- [Brief] Extract all of the entries and give them again, word for word.
** start Available data **
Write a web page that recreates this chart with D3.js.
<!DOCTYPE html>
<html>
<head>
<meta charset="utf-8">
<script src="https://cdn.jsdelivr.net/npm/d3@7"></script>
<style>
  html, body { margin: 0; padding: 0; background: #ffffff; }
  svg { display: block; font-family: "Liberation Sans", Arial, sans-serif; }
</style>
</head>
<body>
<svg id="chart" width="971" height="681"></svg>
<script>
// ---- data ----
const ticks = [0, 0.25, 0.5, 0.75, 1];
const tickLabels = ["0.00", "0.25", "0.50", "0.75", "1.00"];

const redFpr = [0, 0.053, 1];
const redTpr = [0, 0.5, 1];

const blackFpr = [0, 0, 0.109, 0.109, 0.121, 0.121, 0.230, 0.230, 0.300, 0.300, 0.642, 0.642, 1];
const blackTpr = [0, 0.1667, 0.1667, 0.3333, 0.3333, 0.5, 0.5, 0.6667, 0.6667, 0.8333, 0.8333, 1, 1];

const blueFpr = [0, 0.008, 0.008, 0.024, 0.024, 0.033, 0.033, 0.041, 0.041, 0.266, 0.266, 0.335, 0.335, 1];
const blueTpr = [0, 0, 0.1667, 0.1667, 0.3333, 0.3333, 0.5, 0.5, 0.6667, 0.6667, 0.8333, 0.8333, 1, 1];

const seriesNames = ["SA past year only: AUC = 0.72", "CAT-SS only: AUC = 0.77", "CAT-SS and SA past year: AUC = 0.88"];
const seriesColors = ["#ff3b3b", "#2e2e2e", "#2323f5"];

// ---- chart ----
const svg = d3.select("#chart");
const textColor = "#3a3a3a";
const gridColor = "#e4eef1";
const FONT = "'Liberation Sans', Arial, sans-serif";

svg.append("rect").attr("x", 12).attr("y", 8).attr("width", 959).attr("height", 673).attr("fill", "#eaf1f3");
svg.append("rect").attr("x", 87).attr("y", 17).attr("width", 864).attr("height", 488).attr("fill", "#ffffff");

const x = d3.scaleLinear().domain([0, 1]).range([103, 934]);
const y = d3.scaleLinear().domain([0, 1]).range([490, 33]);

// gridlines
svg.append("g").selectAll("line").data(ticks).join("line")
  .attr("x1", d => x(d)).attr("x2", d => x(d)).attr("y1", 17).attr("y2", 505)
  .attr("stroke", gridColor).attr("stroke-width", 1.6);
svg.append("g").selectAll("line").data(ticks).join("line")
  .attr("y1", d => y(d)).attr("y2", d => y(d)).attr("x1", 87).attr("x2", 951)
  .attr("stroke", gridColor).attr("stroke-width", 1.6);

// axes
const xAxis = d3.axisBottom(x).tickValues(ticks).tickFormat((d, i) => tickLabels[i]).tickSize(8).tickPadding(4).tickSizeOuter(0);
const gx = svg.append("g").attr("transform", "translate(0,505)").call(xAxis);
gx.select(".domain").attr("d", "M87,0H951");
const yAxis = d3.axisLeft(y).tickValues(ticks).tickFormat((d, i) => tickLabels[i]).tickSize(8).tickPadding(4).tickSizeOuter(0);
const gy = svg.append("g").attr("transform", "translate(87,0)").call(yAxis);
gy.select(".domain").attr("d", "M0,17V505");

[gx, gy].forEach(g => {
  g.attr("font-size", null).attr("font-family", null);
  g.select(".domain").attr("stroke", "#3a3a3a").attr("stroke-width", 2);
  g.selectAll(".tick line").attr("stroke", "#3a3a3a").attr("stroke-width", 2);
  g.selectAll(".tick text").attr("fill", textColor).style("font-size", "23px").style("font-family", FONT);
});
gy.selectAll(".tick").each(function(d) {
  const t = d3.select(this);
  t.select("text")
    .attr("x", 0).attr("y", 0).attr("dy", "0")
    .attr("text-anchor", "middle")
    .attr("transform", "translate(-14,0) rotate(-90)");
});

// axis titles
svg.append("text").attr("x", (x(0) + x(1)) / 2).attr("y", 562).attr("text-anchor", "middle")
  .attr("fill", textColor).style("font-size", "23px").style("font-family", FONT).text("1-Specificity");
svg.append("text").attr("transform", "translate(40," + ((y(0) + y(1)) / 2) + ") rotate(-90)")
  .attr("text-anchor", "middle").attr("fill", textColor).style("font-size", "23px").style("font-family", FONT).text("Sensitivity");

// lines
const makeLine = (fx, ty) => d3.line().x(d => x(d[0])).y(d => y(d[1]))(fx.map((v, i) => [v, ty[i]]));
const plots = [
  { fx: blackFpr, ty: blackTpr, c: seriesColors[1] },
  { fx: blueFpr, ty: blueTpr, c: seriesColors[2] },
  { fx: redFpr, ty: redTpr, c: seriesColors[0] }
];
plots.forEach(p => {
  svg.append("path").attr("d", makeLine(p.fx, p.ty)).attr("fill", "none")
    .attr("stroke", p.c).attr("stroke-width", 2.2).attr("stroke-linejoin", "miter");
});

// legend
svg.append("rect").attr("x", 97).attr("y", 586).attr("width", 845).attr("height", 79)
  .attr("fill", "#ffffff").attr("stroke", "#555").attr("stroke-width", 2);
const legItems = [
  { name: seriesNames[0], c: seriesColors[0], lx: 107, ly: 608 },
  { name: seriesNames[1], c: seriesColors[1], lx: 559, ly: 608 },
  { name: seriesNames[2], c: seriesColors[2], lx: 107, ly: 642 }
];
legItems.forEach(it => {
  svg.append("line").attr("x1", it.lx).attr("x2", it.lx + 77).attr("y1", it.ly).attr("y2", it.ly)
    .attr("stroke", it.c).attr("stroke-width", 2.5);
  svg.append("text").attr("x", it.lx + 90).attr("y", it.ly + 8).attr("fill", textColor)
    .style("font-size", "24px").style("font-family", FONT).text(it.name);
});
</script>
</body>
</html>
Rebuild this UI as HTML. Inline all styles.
** end Available data **
- [Result of the exercise]
Write a web page that recreates this chart with D3.js.
<!DOCTYPE html>
<html>
<head>
<meta charset="utf-8">
<script src="https://cdn.jsdelivr.net/npm/d3@7"></script>
<style>
  html, body { margin: 0; padding: 0; background: #ffffff; }
  svg { display: block; font-family: "Liberation Sans", Arial, sans-serif; }
</style>
</head>
<body>
<svg id="chart" width="971" height="681"></svg>
<script>
// ---- data ----
const ticks = [0, 0.25, 0.5, 0.75, 1];
const tickLabels = ["0.00", "0.25", "0.50", "0.75", "1.00"];

const redFpr = [0, 0.053, 1];
const redTpr = [0, 0.5, 1];

const blackFpr = [0, 0, 0.109, 0.109, 0.121, 0.121, 0.230, 0.230, 0.300, 0.300, 0.642, 0.642, 1];
const blackTpr = [0, 0.1667, 0.1667, 0.3333, 0.3333, 0.5, 0.5, 0.6667, 0.6667, 0.8333, 0.8333, 1, 1];

const blueFpr = [0, 0.008, 0.008, 0.024, 0.024, 0.033, 0.033, 0.041, 0.041, 0.266, 0.266, 0.335, 0.335, 1];
const blueTpr = [0, 0, 0.1667, 0.1667, 0.3333, 0.3333, 0.5, 0.5, 0.6667, 0.6667, 0.8333, 0.8333, 1, 1];

const seriesNames = ["SA past year only: AUC = 0.72", "CAT-SS only: AUC = 0.77", "CAT-SS and SA past year: AUC = 0.88"];
const seriesColors = ["#ff3b3b", "#2e2e2e", "#2323f5"];

// ---- chart ----
const svg = d3.select("#chart");
const textColor = "#3a3a3a";
const gridColor = "#e4eef1";
const FONT = "'Liberation Sans', Arial, sans-serif";

svg.append("rect").attr("x", 12).attr("y", 8).attr("width", 959).attr("height", 673).attr("fill", "#eaf1f3");
svg.append("rect").attr("x", 87).attr("y", 17).attr("width", 864).attr("height", 488).attr("fill", "#ffffff");

const x = d3.scaleLinear().domain([0, 1]).range([103, 934]);
const y = d3.scaleLinear().domain([0, 1]).range([490, 33]);

// gridlines
svg.append("g").selectAll("line").data(ticks).join("line")
  .attr("x1", d => x(d)).attr("x2", d => x(d)).attr("y1", 17).attr("y2", 505)
  .attr("stroke", gridColor).attr("stroke-width", 1.6);
svg.append("g").selectAll("line").data(ticks).join("line")
  .attr("y1", d => y(d)).attr("y2", d => y(d)).attr("x1", 87).attr("x2", 951)
  .attr("stroke", gridColor).attr("stroke-width", 1.6);

// axes
const xAxis = d3.axisBottom(x).tickValues(ticks).tickFormat((d, i) => tickLabels[i]).tickSize(8).tickPadding(4).tickSizeOuter(0);
const gx = svg.append("g").attr("transform", "translate(0,505)").call(xAxis);
gx.select(".domain").attr("d", "M87,0H951");
const yAxis = d3.axisLeft(y).tickValues(ticks).tickFormat((d, i) => tickLabels[i]).tickSize(8).tickPadding(4).tickSizeOuter(0);
const gy = svg.append("g").attr("transform", "translate(87,0)").call(yAxis);
gy.select(".domain").attr("d", "M0,17V505");

[gx, gy].forEach(g => {
  g.attr("font-size", null).attr("font-family", null);
  g.select(".domain").attr("stroke", "#3a3a3a").attr("stroke-width", 2);
  g.selectAll(".tick line").attr("stroke", "#3a3a3a").attr("stroke-width", 2);
  g.selectAll(".tick text").attr("fill", textColor).style("font-size", "23px").style("font-family", FONT);
});
gy.selectAll(".tick").each(function(d) {
  const t = d3.select(this);
  t.select("text")
    .attr("x", 0).attr("y", 0).attr("dy", "0")
    .attr("text-anchor", "middle")
    .attr("transform", "translate(-14,0) rotate(-90)");
});

// axis titles
svg.append("text").attr("x", (x(0) + x(1)) / 2).attr("y", 562).attr("text-anchor", "middle")
  .attr("fill", textColor).style("font-size", "23px").style("font-family", FONT).text("1-Specificity");
svg.append("text").attr("transform", "translate(40," + ((y(0) + y(1)) / 2) + ") rotate(-90)")
  .attr("text-anchor", "middle").attr("fill", textColor).style("font-size", "23px").style("font-family", FONT).text("Sensitivity");

// lines
const makeLine = (fx, ty) => d3.line().x(d => x(d[0])).y(d => y(d[1]))(fx.map((v, i) => [v, ty[i]]));
const plots = [
  { fx: blackFpr, ty: blackTpr, c: seriesColors[1] },
  { fx: blueFpr, ty: blueTpr, c: seriesColors[2] },
  { fx: redFpr, ty: redTpr, c: seriesColors[0] }
];
plots.forEach(p => {
  svg.append("path").attr("d", makeLine(p.fx, p.ty)).attr("fill", "none")
    .attr("stroke", p.c).attr("stroke-width", 2.2).attr("stroke-linejoin", "miter");
});

// legend
svg.append("rect").attr("x", 97).attr("y", 586).attr("width", 845).attr("height", 79)
  .attr("fill", "#ffffff").attr("stroke", "#555").attr("stroke-width", 2);
const legItems = [
  { name: seriesNames[0], c: seriesColors[0], lx: 107, ly: 608 },
  { name: seriesNames[1], c: seriesColors[1], lx: 559, ly: 608 },
  { name: seriesNames[2], c: seriesColors[2], lx: 107, ly: 642 }
];
legItems.forEach(it => {
  svg.append("line").attr("x1", it.lx).attr("x2", it.lx + 77).attr("y1", it.ly).attr("y2", it.ly)
    .attr("stroke", it.c).attr("stroke-width", 2.5);
  svg.append("text").attr("x", it.lx + 90).attr("y", it.ly + 8).attr("fill", textColor)
    .style("font-size", "24px").style("font-family", FONT).text(it.name);
});
</script>
</body>
</html>
Rebuild this UI as HTML. Inline all styles.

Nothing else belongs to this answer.